Roy got himself back into form with Perth Scorchers during this year’s Big Bash
Having the destructive opener somewhere close to his best will be vital for England as they try to add the T20 World Cup to their 50-over title in the autumn and Roy is keen to make an impact after admitting that he is yet to show his best in the format at international level.
“It’s been a stop-start career in T20 internationals, really,” he said. “I haven’t quite got going properly with those big scores, no hundreds. That is my target.
“My mindset is to go out there and get the best possible start for the team, put aside what I might be feeling, my job is to not mess about really.
“To score a hundred in the T20 format you’ve got to be ultra-aggressive; you’re looking at facing a maximum of 60 balls really. You’ve got to be aggressive.
“More often than not, you’ve got to start in sixth gear up to the end of the sixth over and then you’ve got to go down the gears and then back up. It’s a mixture of aggression and pretty calculated stuff if you want to get those big scores.
“The other night I was feeling brilliant, started off really well, went down the gears well and then Washington Sundar came on and I tried to capitalise on him because he’s a good match-up for me – and I got out.

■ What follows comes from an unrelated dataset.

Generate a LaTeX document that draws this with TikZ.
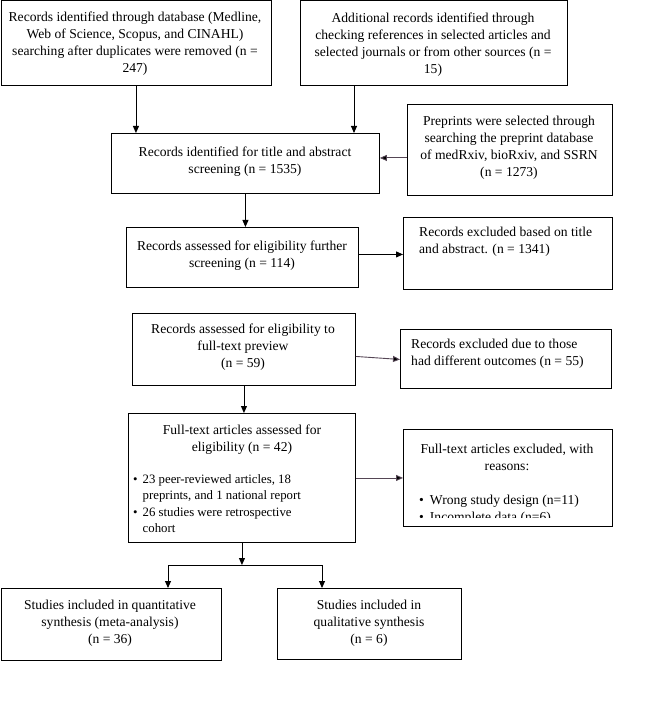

“If I hadn’t got out then a big score was probably around the corner, that’s just the way T20 goes. If you live by the sword, you’ve got to be willing to die by it.”
Roy’s next chance to go after that big score will come in the third T20I on Tuesday as England aim to reclaim the series lead, but he insists he will not take it to heart if the runs do not come on this occasion.
“I try and look at the bigger picture,” he added. “If we’d won last night, then I’d have been absolutely ecstatic. Obviously then, when you lose the game you start really picking apart your innings, I left probably four or five shots out there that should have gone for four.
“As a batsman, naturally, you can be quite critical of yourself. However, since rekindling that love for the game, I’m trying to keep things a bit more basic, like I used to do in 50-over cricket, just go with the flow. But it is really difficult in professional sport not to get hypercritical of yourself.”